Wo soll man anfangen, wenn man über Chick Corea schreibt? Er war im wahrsten Wortsinn ein Jahrhundertkünstler, auch wenn sich der kleine Mann mit dem Schnauzbart und den munteren Mausaugen nie in den Vordergrund gedrängt hat. Die kürzlich erschienene Compilation „The Montreux Years“ (BMG/Warner) enthält insgesamt acht Tracks des im Februar letzten Jahres verstorbenen Pianisten, die zwischen 1988 und 2010 bei Auftritten auf dem berühmten Jazzfestival aufgenommen wurden. Doch seine Jahrzehnte währende Gipfelwanderung begann schon viel früher.
Bereits mit seinen ersten beiden Alben „Tones For Joan’s Bones“ und „Now He Sings, Now He Sobs“ (beide 1968) versetzte Armando Anthony „Chick“ Corea, damals gerade Mitte zwanzig, seine Hörerschaft in helle Aufregung. Denn egal, ob er Standards oder Eigenkompositionen spielte, seine Tastenerzählungen schienen von einem anderen Planeten zu stammen als das, was man sonst im Jazz hörte. Das mag wohl auch Miles Davis bewogen haben, den Fingerflitzer als Ersatz für Herbie Hancock in seine Band zu holen. An der Transformation seines akustischen Quintetts in die stilprägendste Band des elektrischen Jazz hatte Corea entscheidenden Anteil, und seine Cluster auf dem E-Piano gruben sich ins kollektive kulturelle Gedächtnis ein. Zur selben Zeit wirkte er aber u. a. mit dem Multiinstrumentalisten Anthony Braxton auch in Gruppierungen mit wesentlich avantgardistischeren Ansätzen mit.
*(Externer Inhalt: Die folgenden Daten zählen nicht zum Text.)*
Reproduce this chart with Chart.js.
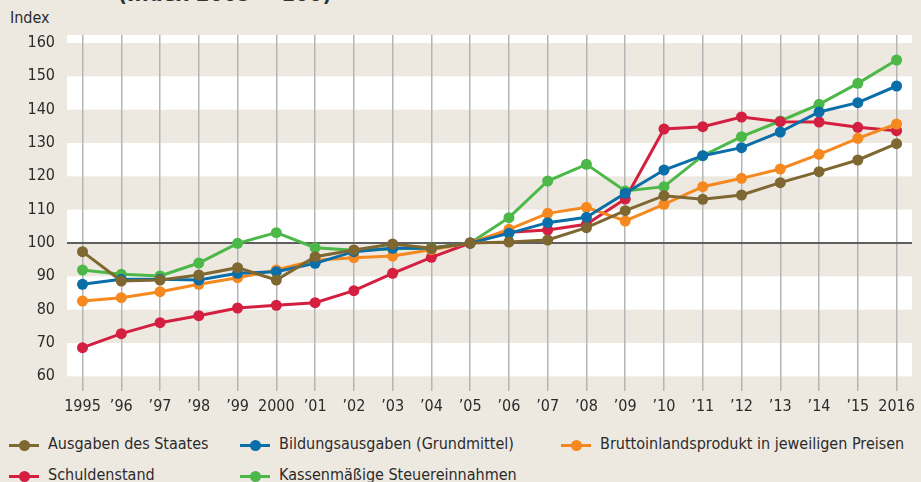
<!DOCTYPE html>
<html>
<head>
<meta charset="utf-8">
<script src="https://cdn.jsdelivr.net/npm/chart.js@4.4.1/dist/chart.umd.min.js"></script>
<style>
  html, body { margin:0; padding:0; background:#ede9e1; }
  body { width:921px; height:482px; position:relative; overflow:hidden;
         font-family:'Liberation Sans Narrow','DejaVu Sans Condensed',sans-serif; color:#2b2b2b; }
  #wrap { position:absolute; left:0; top:0; width:921px; height:420px; }
  .title { position:absolute; left:118px; top:-17px; font-weight:bold; font-size:22px; line-height:22px; color:#333; white-space:nowrap; }
  .unit { position:absolute; left:10px; top:8px; font-size:16px; line-height:20px; }
  .leg { position:absolute; font-size:16px; line-height:20px; white-space:nowrap; }
  .mk { position:absolute; width:30px; height:3px; }
  .dot { position:absolute; width:11px; height:11px; border-radius:50%; }
</style>
</head>
<body>
<div class="title">(Index 2005 = 100)</div>
<div class="unit">Index</div>
<div id="wrap"><canvas id="c" width="921" height="420"></canvas></div>
<div id="legend"></div>
<script>
const years = [1995,1996,1997,1998,1999,2000,2001,2002,2003,2004,2005,2006,2007,2008,2009,2010,2011,2012,2013,2014,2015,2016];
const xTickLabels = ['1995','\u201996','\u201997','\u201998','\u201999','2000','\u201901','\u201902','\u201903','\u201904','\u201905','\u201906','\u201907','\u201908','\u201909','\u201910','\u201911','\u201912','\u201913','\u201914','\u201915','2016'];
const yTickValues = [60,70,80,90,100,110,120,130,140,150,160];

const seriesNames = ['Ausgaben des Staates','Bildungsausgaben (Grundmittel)','Bruttoinlandsprodukt in jeweiligen Preisen','Schuldenstand','Kassenm\u00e4\u00dfige Steuereinnahmen'];
const ausgaben = [97.4,88.6,88.9,90.4,92.6,88.9,95.9,97.9,99.7,98.4,100,100.3,100.9,104.6,109.7,114.2,113.1,114.4,118.1,121.4,124.9,129.8];
const bildung  = [87.6,89.1,89.1,88.9,90.9,91.4,93.9,97.4,98.4,98.4,100,102.9,106.1,107.7,114.9,121.9,126.2,128.6,133.3,139.3,142.1,147.1];
const bip      = [82.6,83.6,85.4,87.6,89.6,91.9,94.8,95.6,96.1,98.0,100,104.1,108.9,110.7,106.6,111.6,116.9,119.4,122.2,126.6,131.4,135.7];
const schulden = [68.6,72.8,76.1,78.2,80.5,81.3,82.1,85.7,90.9,95.7,100,103.2,103.9,105.6,113.2,134.2,134.9,137.8,136.4,136.3,134.7,133.7];
const steuer   = [91.9,90.6,90.1,94.0,99.9,103.1,98.6,97.8,98.3,98.5,100,107.6,118.6,123.6,115.6,116.9,126.2,131.9,136.6,141.6,147.9,154.9];
const seriesValues = [ausgaben, bildung, bip, schulden, steuer];
const seriesColors = ['#7e6731','#0a6ea9','#f5891f','#d41f40','#4cb848'];

const bandRanges = [[70,80],[90,100],[110,120],[130,140],[150,160]];
const FONT = "'Liberation Sans Narrow','DejaVu Sans Condensed',sans-serif";

const bandsPlugin = {
  id:'bands',
  beforeDraw(chart){
    const {ctx, chartArea:a, scales:{y}} = chart;
    ctx.save();
    ctx.fillStyle = '#ffffff';
    ctx.fillRect(a.left, a.top, a.right - a.left, y.getPixelForValue(60) - a.top);
    ctx.fillStyle = '#ede9e1';
    bandRanges.forEach(([lo,hi])=>{
      const t = y.getPixelForValue(hi), b = y.getPixelForValue(lo);
      ctx.fillRect(a.left, t, a.right - a.left, b - t);
    });
    ctx.restore();
  }
};

const datasets = seriesNames.map((n,i)=>({
  label:n,
  data: years.map((yr,j)=>({x:yr, y:seriesValues[i][j]})),
  borderColor: seriesColors[i],
  backgroundColor: seriesColors[i],
  borderWidth: 3,
  pointRadius: 5.5,
  pointHoverRadius: 5.5,
  pointBorderWidth: 0,
  tension: 0
}));

new Chart(document.getElementById('c'), {
  type:'line',
  data:{ datasets },
  plugins:[bandsPlugin],
  options:{
    responsive:false,
    animation:false,
    devicePixelRatio:1,
    layout:{ padding:{ top:35, right:2, left:0, bottom:0 } },
    plugins:{ legend:{display:false}, tooltip:{enabled:false} },
    scales:{
      x:{
        type:'linear', min:1994.6, max:2016.4,
        afterBuildTicks(s){ s.ticks = years.map(v=>({value:v})); },
        afterFit(s){ s.height = 29; },
        ticks:{ callback:(v)=>{ const k = years.indexOf(v); return k>=0 ? xTickLabels[k] : ''; },
                font:{family:FONT, size:16}, color:'#2b2b2b', padding:6, maxRotation:0, autoSkip:false },
        grid:{ color:'#b5b5b5', lineWidth:1.5, drawTicks:false },
        border:{ display:false }
      },
      y:{
        min:55.6, max:162.4,
        afterBuildTicks(s){ s.ticks = yTickValues.map(v=>({value:v})); },
        afterFit(s){ s.width = 67; },
        ticks:{ font:{family:FONT, size:16}, color:'#2b2b2b', padding:12 },
        grid:{ color:(c)=> c.tick && c.tick.value===100 ? '#5f5f5f' : 'rgba(0,0,0,0)', lineWidth:2, drawTicks:false },
        border:{ display:false }
      }
    }
  }
});

// legend
const legendPos = [[9,445],[240,445],[561,445],[9,476],[240,476]];
const lg = document.getElementById('legend');
seriesNames.forEach((n,i)=>{
  const [x,yc] = legendPos[i];
  const m = document.createElement('div');
  m.className='mk'; m.style.left=x+'px'; m.style.top=(yc-1.5)+'px'; m.style.background=seriesColors[i];
  lg.appendChild(m);
  const d = document.createElement('div');
  d.className='dot'; d.style.left=(x+15-5.5)+'px'; d.style.top=(yc-5.5)+'px'; d.style.background=seriesColors[i];
  lg.appendChild(d);
  const t = document.createElement('div');
  t.className='leg'; t.textContent=n; t.style.left=(x+39)+'px'; t.style.top=(yc-11)+'px';
  lg.appendChild(t);
});
</script>
</body>
</html>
Zwischen Electric Jazz und Avantgarde
Mindestens bis Mitte der 1980er-Jahre sollten diese beiden Pole Chick Coreas Spiel charakterisieren. Anfang der 70er bildeten sich um ihn verschiedene Formationen, die ihn ein Leben lang begleiteten. Da war sein Duo mit dem Vibrafonisten Gary Burton, auch er schon vor Miles Davis ein Pionier des Electric Jazz. Zwar spielten die beiden gemeinsam immer nur akustisch, gleichwohl waren ihre Dialoge stets farbenprächtig und elektrisierend. Mit subtilem Humor tanzten sie über ihre Tasten und Plättchen, wie man auf mehreren ECM-Alben hören kann. Ein Fest für Pianogourmets waren zudem Coreas Duoauftritte mit Herbie Hancock.
Noch viel spektakulärer aber war die Formation Return To Forever. Auf ihren ersten beiden Alben „Return To Forever“ (1972) und „Light As A Feather“ (1973) vereinte die Band Elemente aus Kammermusik, Latin Jazz und Jazzrock. Kurz nach der Aufnahme ihres Debüts wirkten vier der fünf Musiker auch am Album „Captain Marvel“ des Saxofonisten Stan Getz mit, das daher ebenfalls von Latin-Jazz- und Jazzrocksound geprägt ist. Die für beide Alben eingespielten Stücke „Crystal Silence“ und „La Fiesta“ wurden zu Klassikern.
Doch Corea ruhte sich nicht auf Erreichtem aus, sondern schaute sich weiter in der musikalischen Welt um. Gruppen wie Yes, King Crimson und Genesis hatten es ihm angetan: Diesen Sound wollte er auch in seine Musik tragen. Mit dem noch blutjungen Gitarristen Al Di Meola, Bassist Stanley Clarke und Drummer Lenny White zelebrierte er ab 1974 einen Progjazz, der weit über Jazzkreise hinaus Gehör fand. Leider stockte er Return To Forever 1977 jedoch zur Big Band auf, was den Sound der Gruppe erheblich verwässerte.